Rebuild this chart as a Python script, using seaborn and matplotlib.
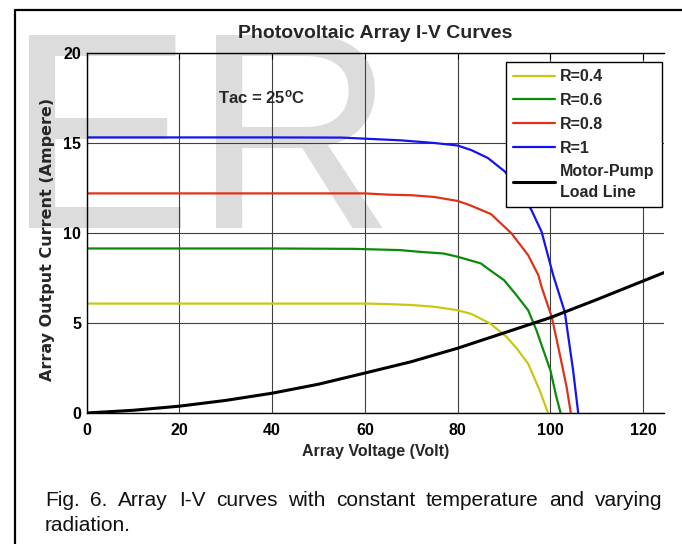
import numpy as np
import pandas as pd
import matplotlib
matplotlib.use("Agg")
import matplotlib.pyplot as plt
from matplotlib.lines import Line2D
import seaborn as sns

# ---------------- data ----------------
series_names = ["R=0.4", "R=0.6", "R=0.8", "R=1", "Motor-Pump\nLoad Line"]

voltage_r04 = [0, 20, 40, 60, 65, 70, 75, 80, 83, 87, 90.6, 93, 95.2, 97.7, 99.5]
current_r04 = [6.08, 6.08, 6.08, 6.08, 6.05, 6.0, 5.9, 5.71, 5.5, 4.97, 4.22, 3.5, 2.74, 1.25, 0]

voltage_r06 = [0, 20, 40, 57.5, 67.6, 72, 77, 80, 85, 87, 90, 92.7, 95.2, 97, 100, 101.3, 102.2]
current_r06 = [9.14, 9.14, 9.14, 9.12, 9.05, 8.95, 8.86, 8.68, 8.31, 7.93, 7.38, 6.54, 5.71, 4.59, 2.37, 0.88, 0]

voltage_r08 = [0, 20, 40, 60, 65, 70, 75, 80, 82.6, 87.2, 91.6, 95.2, 97.4, 98.1, 100.3, 102.0, 103.5, 104.4]
current_r08 = [12.2, 12.2, 12.2, 12.2, 12.13, 12.1, 12.0, 11.78, 11.55, 11.05, 9.98, 8.77, 7.66, 7.0, 5.33, 3.30, 1.44, 0]

voltage_r1 = [0, 20, 40, 55, 67.6, 75, 80, 83, 86.5, 90.2, 93, 95.9, 98.1, 100.6, 103.1, 104.9, 106.0]
current_r1 = [15.31, 15.31, 15.31, 15.3, 15.15, 15.0, 14.86, 14.6, 14.17, 13.41, 12.5, 11.28, 10.07, 7.66, 5.61, 2.37, 0]

voltage_load = [0, 10, 20, 30, 40, 50, 60, 70, 80, 90, 100, 110, 124.5]
current_load = [0, 0.15, 0.38, 0.70, 1.1, 1.6, 2.22, 2.85, 3.6, 4.45, 5.3, 6.3, 7.8]

x_ticks = [0, 20, 40, 60, 80, 100, 120]
y_ticks = [0, 5, 10, 15, 20]

colors = ["#c8c814", "#0a8a0a", "#e0321a", "#1414f0", "#000000"]

title = "Photovoltaic Array I-V Curves"
xlabel = "Array Voltage (Volt)"
ylabel = "Array Output Current (Ampere)"
caption1 = "Fig. 6. Array I-V curves with constant temperature and varying"
caption2 = "radiation."

# ---------------- build long table ----------------
frames = []
for name, v, c in zip(series_names,
                      [voltage_r04, voltage_r06, voltage_r08, voltage_r1, voltage_load],
                      [current_r04, current_r06, current_r08, current_r1, current_load]):
    frames.append(pd.DataFrame({"V": v, "I": c, "series": name}))
df = pd.concat(frames, ignore_index=True)

# ---------------- style ----------------
sns.set_style("white")
plt.rcParams["font.family"] = ["Liberation Sans", "DejaVu Sans"]
plt.rcParams["font.weight"] = "bold"
plt.rcParams["axes.labelweight"] = "bold"
plt.rcParams["mathtext.fontset"] = "custom"
plt.rcParams["mathtext.rm"] = "Liberation Sans:bold"
plt.rcParams["mathtext.it"] = "Liberation Sans:bold"
plt.rcParams["mathtext.bf"] = "Liberation Sans:bold"

W, H = 682, 544
fig = plt.figure(figsize=(W / 100, H / 100), dpi=100)
fig.patch.set_facecolor("white")

# watermark
fig.text(6 / W, 1 - 228 / H, "ER", fontsize=202, color="#dcdcdc",
         family="Liberation Sans", fontweight="normal",
         ha="left", va="baseline", zorder=-10)

ax_l, ax_r, ax_t, ax_b = 86.7, 664.0, 53.0, 413.0
ax = fig.add_axes([ax_l / W, 1 - ax_b / H, (ax_r - ax_l) / W, (ax_b - ax_t) / H])
ax.set_facecolor("none")

sns.lineplot(data=df, x="V", y="I", hue="series", hue_order=series_names,
             palette=colors, sort=False, estimator=None, linewidth=1.6, ax=ax,
             legend=False)
lines = ax.get_lines()
lines[-1].set_linewidth(2.2)

ax.set_xlim(0, 124.5)
ax.set_ylim(0, 20)
ax.set_xticks(x_ticks)
ax.set_yticks(y_ticks)
ax.grid(True, color="0.25", lw=0.8, ls="-")
ax.set_axisbelow(True)
for s in ["left", "bottom", "top"]:
    ax.spines[s].set_color("black")
    ax.spines[s].set_linewidth(1.0)
ax.spines["right"].set_visible(False)
ax.tick_params(direction="in", length=4, width=0.8, top=True, right=False,
               labelsize=11.5, colors="black")
ax.tick_params(axis="x", pad=7)
ax.tick_params(axis="y", pad=4)
for t in ax.get_xticklabels() + ax.get_yticklabels():
    t.set_fontweight("bold")

ax.set_xlabel(xlabel, fontsize=11.5, fontweight="bold", va="top")
ax.xaxis.set_label_coords(0.5, (ax_b - 444) / (ax_b - ax_t))
ax.set_ylabel(ylabel, fontsize=11.5, fontweight="bold", family="DejaVu Sans",
              va="center")
ax.yaxis.set_label_coords((47.5 - ax_l) / (ax_r - ax_l), (ax_b - 239) / (ax_b - ax_t))

ax.text(0.5, (ax_b - 33) / (ax_b - ax_t), title, transform=ax.transAxes,
        ha="center", va="center", fontsize=14, fontweight="bold")

ax.text(28.3, 17.2, r"Tac = 25$^{\mathregular{o}}$C", fontsize=12,
        fontweight="bold", ha="left", va="baseline")

# legend
handles = [Line2D([], [], color=c, lw=(2.2 if i == 4 else 1.6)) for i, c in enumerate(colors)]
leg = ax.legend(handles, series_names, loc="upper right",
                bbox_to_anchor=((662 - ax_l) / (ax_r - ax_l), (ax_b - 62) / (ax_b - ax_t)),
                borderaxespad=0, fancybox=False, framealpha=1, edgecolor="black",
                prop={"family": "Liberation Sans", "weight": "bold", "size": 11.5},
                handlelength=2.6, handletextpad=0.35, labelspacing=0.55,
                borderpad=0.45)
leg.get_frame().set_linewidth(1.0)
leg.get_texts()[-1].set_linespacing(1.45)

# outer frame (left and top only, as in reference crop)
fig.add_artist(Line2D([15 / W, 15 / W], [0, 1 - 10 / H], transform=fig.transFigure,
                      color="black", lw=1.6))
fig.add_artist(Line2D([15 / W, 1], [1 - 10 / H, 1 - 10 / H], transform=fig.transFigure,
                      color="black", lw=1.6))

# caption (justified first line)
fig.canvas.draw()
renderer = fig.canvas.get_renderer()
cap_kw = dict(fontsize=15, fontweight="normal", family="Liberation Sans",
              color="#111111", va="baseline", ha="left")
words = caption1.split()
x_start, x_end = 45.0, 662.0
widths = []
for w in words:
    t = fig.text(0, 0, w, **cap_kw)
    widths.append(t.get_window_extent(renderer).width)
    t.remove()
gap = (x_end - x_start - sum(widths)) / (len(words) - 1)
x = x_start
for w, wd in zip(words, widths):
    fig.text(x / W, 1 - 506 / H, w, **cap_kw)
    x += wd + gap
fig.text(x_start / W, 1 - 531 / H, caption2, **cap_kw)

fig.savefig("out.png", dpi=100)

▸ PROBLEM
The data should be printed again unchanged; leave its pictures out.

▸ RESULT
Rebuild this chart as a Python script, using seaborn and matplotlib.
import numpy as np
import pandas as pd
import matplotlib
matplotlib.use("Agg")
import matplotlib.pyplot as plt
from matplotlib.lines import Line2D
import seaborn as sns

# ---------------- data ----------------
series_names = ["R=0.4", "R=0.6", "R=0.8", "R=1", "Motor-Pump\nLoad Line"]

voltage_r04 = [0, 20, 40, 60, 65, 70, 75, 80, 83, 87, 90.6, 93, 95.2, 97.7, 99.5]
current_r04 = [6.08, 6.08, 6.08, 6.08, 6.05, 6.0, 5.9, 5.71, 5.5, 4.97, 4.22, 3.5, 2.74, 1.25, 0]

voltage_r06 = [0, 20, 40, 57.5, 67.6, 72, 77, 80, 85, 87, 90, 92.7, 95.2, 97, 100, 101.3, 102.2]
current_r06 = [9.14, 9.14, 9.14, 9.12, 9.05, 8.95, 8.86, 8.68, 8.31, 7.93, 7.38, 6.54, 5.71, 4.59, 2.37, 0.88, 0]

voltage_r08 = [0, 20, 40, 60, 65, 70, 75, 80, 82.6, 87.2, 91.6, 95.2, 97.4, 98.1, 100.3, 102.0, 103.5, 104.4]
current_r08 = [12.2, 12.2, 12.2, 12.2, 12.13, 12.1, 12.0, 11.78, 11.55, 11.05, 9.98, 8.77, 7.66, 7.0, 5.33, 3.30, 1.44, 0]

voltage_r1 = [0, 20, 40, 55, 67.6, 75, 80, 83, 86.5, 90.2, 93, 95.9, 98.1, 100.6, 103.1, 104.9, 106.0]
current_r1 = [15.31, 15.31, 15.31, 15.3, 15.15, 15.0, 14.86, 14.6, 14.17, 13.41, 12.5, 11.28, 10.07, 7.66, 5.61, 2.37, 0]

voltage_load = [0, 10, 20, 30, 40, 50, 60, 70, 80, 90, 100, 110, 124.5]
current_load = [0, 0.15, 0.38, 0.70, 1.1, 1.6, 2.22, 2.85, 3.6, 4.45, 5.3, 6.3, 7.8]

x_ticks = [0, 20, 40, 60, 80, 100, 120]
y_ticks = [0, 5, 10, 15, 20]

colors = ["#c8c814", "#0a8a0a", "#e0321a", "#1414f0", "#000000"]

title = "Photovoltaic Array I-V Curves"
xlabel = "Array Voltage (Volt)"
ylabel = "Array Output Current (Ampere)"
caption1 = "Fig. 6. Array I-V curves with constant temperature and varying"
caption2 = "radiation."

# ---------------- build long table ----------------
frames = []
for name, v, c in zip(series_names,
                      [voltage_r04, voltage_r06, voltage_r08, voltage_r1, voltage_load],
                      [current_r04, current_r06, current_r08, current_r1, current_load]):
    frames.append(pd.DataFrame({"V": v, "I": c, "series": name}))
df = pd.concat(frames, ignore_index=True)

# ---------------- style ----------------
sns.set_style("white")
plt.rcParams["font.family"] = ["Liberation Sans", "DejaVu Sans"]
plt.rcParams["font.weight"] = "bold"
plt.rcParams["axes.labelweight"] = "bold"
plt.rcParams["mathtext.fontset"] = "custom"
plt.rcParams["mathtext.rm"] = "Liberation Sans:bold"
plt.rcParams["mathtext.it"] = "Liberation Sans:bold"
plt.rcParams["mathtext.bf"] = "Liberation Sans:bold"

W, H = 682, 544
fig = plt.figure(figsize=(W / 100, H / 100), dpi=100)
fig.patch.set_facecolor("white")

# watermark
fig.text(6 / W, 1 - 228 / H, "ER", fontsize=202, color="#dcdcdc",
         family="Liberation Sans", fontweight="normal",
         ha="left", va="baseline", zorder=-10)

ax_l, ax_r, ax_t, ax_b = 86.7, 664.0, 53.0, 413.0
ax = fig.add_axes([ax_l / W, 1 - ax_b / H, (ax_r - ax_l) / W, (ax_b - ax_t) / H])
ax.set_facecolor("none")

sns.lineplot(data=df, x="V", y="I", hue="series", hue_order=series_names,
             palette=colors, sort=False, estimator=None, linewidth=1.6, ax=ax,
             legend=False)
lines = ax.get_lines()
lines[-1].set_linewidth(2.2)

ax.set_xlim(0, 124.5)
ax.set_ylim(0, 20)
ax.set_xticks(x_ticks)
ax.set_yticks(y_ticks)
ax.grid(True, color="0.25", lw=0.8, ls="-")
ax.set_axisbelow(True)
for s in ["left", "bottom", "top"]:
    ax.spines[s].set_color("black")
    ax.spines[s].set_linewidth(1.0)
ax.spines["right"].set_visible(False)
ax.tick_params(direction="in", length=4, width=0.8, top=True, right=False,
               labelsize=11.5, colors="black")
ax.tick_params(axis="x", pad=7)
ax.tick_params(axis="y", pad=4)
for t in ax.get_xticklabels() + ax.get_yticklabels():
    t.set_fontweight("bold")

ax.set_xlabel(xlabel, fontsize=11.5, fontweight="bold", va="top")
ax.xaxis.set_label_coords(0.5, (ax_b - 444) / (ax_b - ax_t))
ax.set_ylabel(ylabel, fontsize=11.5, fontweight="bold", family="DejaVu Sans",
              va="center")
ax.yaxis.set_label_coords((47.5 - ax_l) / (ax_r - ax_l), (ax_b - 239) / (ax_b - ax_t))

ax.text(0.5, (ax_b - 33) / (ax_b - ax_t), title, transform=ax.transAxes,
        ha="center", va="center", fontsize=14, fontweight="bold")

ax.text(28.3, 17.2, r"Tac = 25$^{\mathregular{o}}$C", fontsize=12,
        fontweight="bold", ha="left", va="baseline")

# legend
handles = [Line2D([], [], color=c, lw=(2.2 if i == 4 else 1.6)) for i, c in enumerate(colors)]
leg = ax.legend(handles, series_names, loc="upper right",
                bbox_to_anchor=((662 - ax_l) / (ax_r - ax_l), (ax_b - 62) / (ax_b - ax_t)),
                borderaxespad=0, fancybox=False, framealpha=1, edgecolor="black",
                prop={"family": "Liberation Sans", "weight": "bold", "size": 11.5},
                handlelength=2.6, handletextpad=0.35, labelspacing=0.55,
                borderpad=0.45)
leg.get_frame().set_linewidth(1.0)
leg.get_texts()[-1].set_linespacing(1.45)

# outer frame (left and top only, as in reference crop)
fig.add_artist(Line2D([15 / W, 15 / W], [0, 1 - 10 / H], transform=fig.transFigure,
                      color="black", lw=1.6))
fig.add_artist(Line2D([15 / W, 1], [1 - 10 / H, 1 - 10 / H], transform=fig.transFigure,
                      color="black", lw=1.6))

# caption (justified first line)
fig.canvas.draw()
renderer = fig.canvas.get_renderer()
cap_kw = dict(fontsize=15, fontweight="normal", family="Liberation Sans",
              color="#111111", va="baseline", ha="left")
words = caption1.split()
x_start, x_end = 45.0, 662.0
widths = []
for w in words:
    t = fig.text(0, 0, w, **cap_kw)
    widths.append(t.get_window_extent(renderer).width)
    t.remove()
gap = (x_end - x_start - sum(widths)) / (len(words) - 1)
x = x_start
for w, wd in zip(words, widths):
    fig.text(x / W, 1 - 506 / H, w, **cap_kw)
    x += wd + gap
fig.text(x_start / W, 1 - 531 / H, caption2, **cap_kw)

fig.savefig("out.png", dpi=100)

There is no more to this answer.